EDITORS NOTE: CONTAINS CONVERTED 4:3 MATERIAL

From high-flyer to lifer…former Chinese political heavyweight Bo Xilai sentenced to spend the rest of his days behind bars for corruption, taking bribes and abuse of power.

That's after a scandalous murder plot involving his wife raised world headlines, sinking the charismatic princeling's political ascension.

Bo reportedly responded angrily to the decision at the end of the closed-door trial - shouting that it was unjust.

So will Bo's legacy continue to shape China's politics after he's locked away?

That's what I asked Fraser Howie, co-author of Red Capitalism and director of Newedge Financial Singapore.

(SOUNDBITE) (English) CO-AUTHOR OF RED CAPITALISM, AND NEWEDGE FINANCIAL SINGAPORE, DIRECTOR, FRASER HOWIE, SAYING:

"Well the legacy of the left is already still shaping China. A lot of what Xi Jinping is actually doing has a very leftist bent. He's a great promoter of Mao, he's a great promoter of group action and mass action. And so a lot of the things that Bo actually did in Chongqing are actually sort of being almost used by the central leadership now. So in that sense, some of those ideas are still very firmly there although Bo is named, certainly in the media a few years and certainly through Xi Jinping's presidency is going to be struck from the record books."

(SOUNDBITE) (English) REUTERS REPORTER, JON GORDON, SAYING:

"Right. So maybe his politics aren't dead but certainly his aspirations in politics, what does this mean for the leadership composition?"
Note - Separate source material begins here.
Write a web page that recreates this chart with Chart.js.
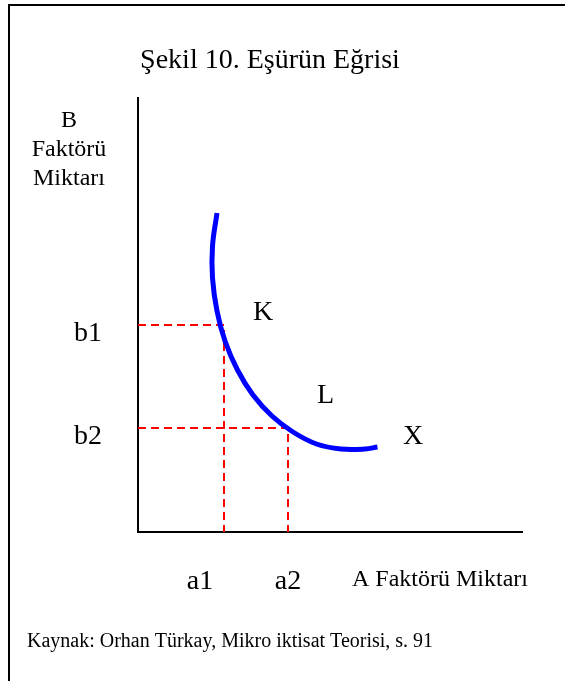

(SOUNDBITE) (English) CO-AUTHOR OF RED CAPITALISM, AND NEWEDGE FINANCIAL SINGAPORE, DIRECTOR, FRASER HOWIE, SAYING:

"That's a good question. Xi Jinping obviously this was a great test and while the test was more political theater within the Chinese Communist Party, but Xi Jinping really wanted to send a strong message here to clamp down on those who they had seen had overstepped the mark and had the past 18 months what's been playing out down in Chongqing has staggered many people. And I think not even so much the death of Neil Heywood, but it was the defection or the pseudo-defection to the American consulate by his head of police which I think really shook the leadership. And they started to see real problems appearing in that leadership and that Bo had overstepped the mark. So Xi's trying to send a very strong signal here, but at the same time, he's not going to be executing people. That sets a very bad precedent. So what he does is he gives them life imprisonment and he sends them away to a relatively nice luxurious prison and he gets the man out of the way for the moment and then he hopefully can focus on what he wants to do."

(SOUNDBITE) (English) REUTERS REPORTER, JON GORDON, SAYING:

"While talking about that focus, now he said he was going to go after tigers not just flies - Bo obviously a tiger - what other tigers should be worried here?"

(SOUNDBITE) (English) CO-AUTHOR OF RED CAPITALISM, AND NEWEDGE FINANCIAL SINGAPORE, DIRECTOR, FRASER HOWIE, SAYING:

"Well we're already seeing some sort of fallout from it. One of his patrons was the head of security, Zhou Yongkang, and he's sort of been talked about as people are going after him for corruption as is a number of his other disciples if you were or followers in the Petrochina empire, so there's starting to be fallout from this but it's very difficult to tell from outside really what's going on here. It's ultimately as I said, it's Chinese Communist Party theater and it's really which gang runs China? And Xi Jinping is clearing a section of the house at the moment but no one should be thinking this is really a major anti-corruption drive. There's plenty of corruption within the existing leadership. In Xi's family alone that's been exposed. But nobody's going to seriously think he's going to go and clean his own house."